Uses phonetics instead of letters to convert, sorts by word frequency and indicates part of speech.
For an explanation of the major system, check out the wikipedia page
CLI client for looking up words for a given number.
go build, run using
./msc -d assets/major_system_lookup_250k.csv
Resulting words are sorted by frequency (most frequent to least frequent) and styled based on their frequency and part of speech. I’m not good at designing UI, so this could use some improvement, but here’s roughly how to read it:
Italic & Underlined means the word is within the 500 most common words.
Underlined means the word is within the 1000 most common words.
Italic means the word is within the 2500 most common words.
Dimmed colors mean the word is NOT in the 10000 most common words.
Part of Speech
Adjectives are blue tones, nouns are magenta, verbs are yellow.
The most desirable ones have that as their background color, these will be singular nouns and the base form of verbs.
The ones where this is the foreground color will be plurals, other tenses of verbs, etc.
Script for creating a major system dataset. (this contains a word, the number that word decodes to using the major system, the part of speech of that word, the individual phonemes of the word, and frequency information for that word)
Takes in a wikipedia frequency dataset, see IlyaSemenov/wikipedia-word-frequency.

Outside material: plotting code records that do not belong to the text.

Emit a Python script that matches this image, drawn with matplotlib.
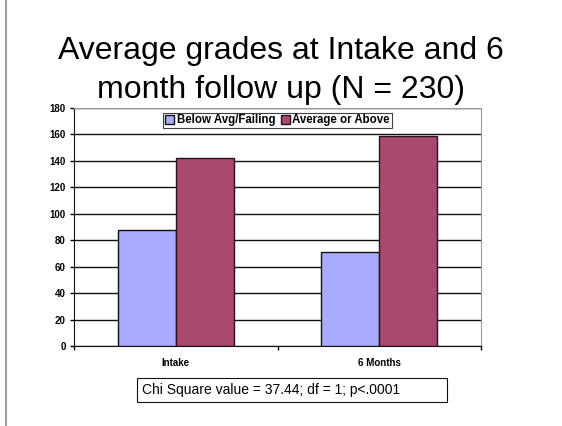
import numpy as np
import matplotlib.pyplot as plt
from matplotlib.lines import Line2D
from matplotlib.patches import Rectangle

plt.rcParams['font.family'] = ['Liberation Sans', 'DejaVu Sans']

# data
categories = ["Intake", "6 Months"]
below_avg = [88, 71]
avg_above = [142, 159]
series_names = ["Below Avg/Failing", "Average or Above"]

W, H = 562, 426
fig = plt.figure(figsize=(5.62, 4.26), dpi=100)
ax = fig.add_axes([74/W, 1 - 346/H, 407/W, 238/H])

x = np.arange(len(categories))
w = 0.285
ax.bar(x - w/2, below_avg, w, color="#AAAAFF", edgecolor="#111111", linewidth=1, label=series_names[0], zorder=3)
ax.bar(x + w/2, avg_above, w, color="#A8496F", edgecolor="#2a1020", linewidth=1, label=series_names[1], zorder=3)

ax.set_xlim(-0.5, 1.5)
ax.set_ylim(0, 180)
ax.set_yticks(range(0, 181, 20))
ax.set_xticks(x)
ax.set_xticklabels(categories, fontsize=7, fontweight="bold")
ax.set_xticks([-0.5, 0.5, 1.5], minor=True)
ax.tick_params(axis="x", which="major", length=0, pad=9)
ax.tick_params(axis="x", which="minor", length=3, direction="out", width=1)
ax.tick_params(axis="y", length=3, direction="out", labelsize=7, width=1, pad=3)
for lab in ax.get_yticklabels():
    lab.set_fontweight("bold")
ax.yaxis.grid(True, color="#111111", linewidth=1, zorder=0)

for side in ["top", "right"]:
    ax.spines[side].set_color("#999999")
ax.spines["left"].set_color("#111111")
ax.spines["bottom"].set_color("#111111")

leg = ax.legend(loc="upper center", bbox_to_anchor=(0.5, 0.985), ncol=2,
                prop={"weight": "bold", "size": 8.3}, frameon=True, fancybox=False,
                handlelength=0.75, handleheight=0.75, handletextpad=0.25, columnspacing=0.5,
                borderpad=0.15, borderaxespad=0.1)
leg.get_frame().set_edgecolor("#111111")
leg.get_frame().set_linewidth(0.8)

# title, two lines
fig.text(0.5, 1 - 59/H, "Average grades at Intake and 6", ha="center", va="baseline", fontsize=23)
fig.text(0.5, 1 - 98/H, "month follow up (N = 230)", ha="center", va="baseline", fontsize=23)

# chi square note
fig.add_artist(Rectangle((137/W, 1 - 402/H), 310/W, 24/H, facecolor="white",
                         edgecolor="#111111", linewidth=0.8, transform=fig.transFigure))
fig.text(142/W, 1 - 390/H, "Chi Square value = 37.44; df = 1; p<.0001", ha="left", va="center", fontsize=10)

fig.add_artist(Line2D([6/W, 6/W], [0, 1], color="#888888", linewidth=1.2, transform=fig.transFigure))

fig.savefig("out.png", dpi=100)
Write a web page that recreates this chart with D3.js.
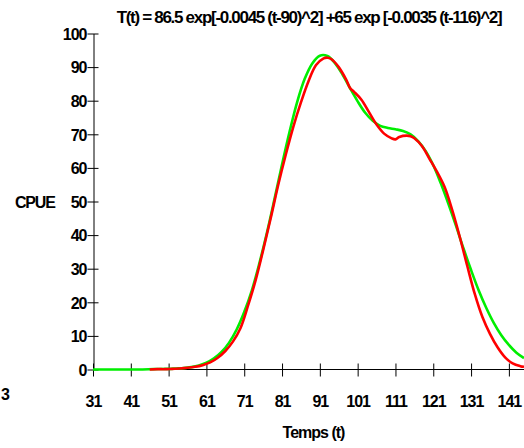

python create_dataset.py --frequency assets/enwiki-20210820-words-frequency.txt --output assets/major_system_lookup.csv
This uses g2p to get the phonemes for the words (this relies on cmudict), and textblob for getting information about the part of speech. Both of these may be inaccurate in some cases.
Running the script on the whole wikipedia dump takes about 9h on my machine, so maybe use one of the provided datasets.
Experimental python CLI I quickly hacked together to test the dataset.
python major_system_converter.py --dataset assets/major_system_lookup_250k.csv
Contains the latest wikipedia word frequency dataset I could find, as well as precomputed major system datasets created using create_dataset.py.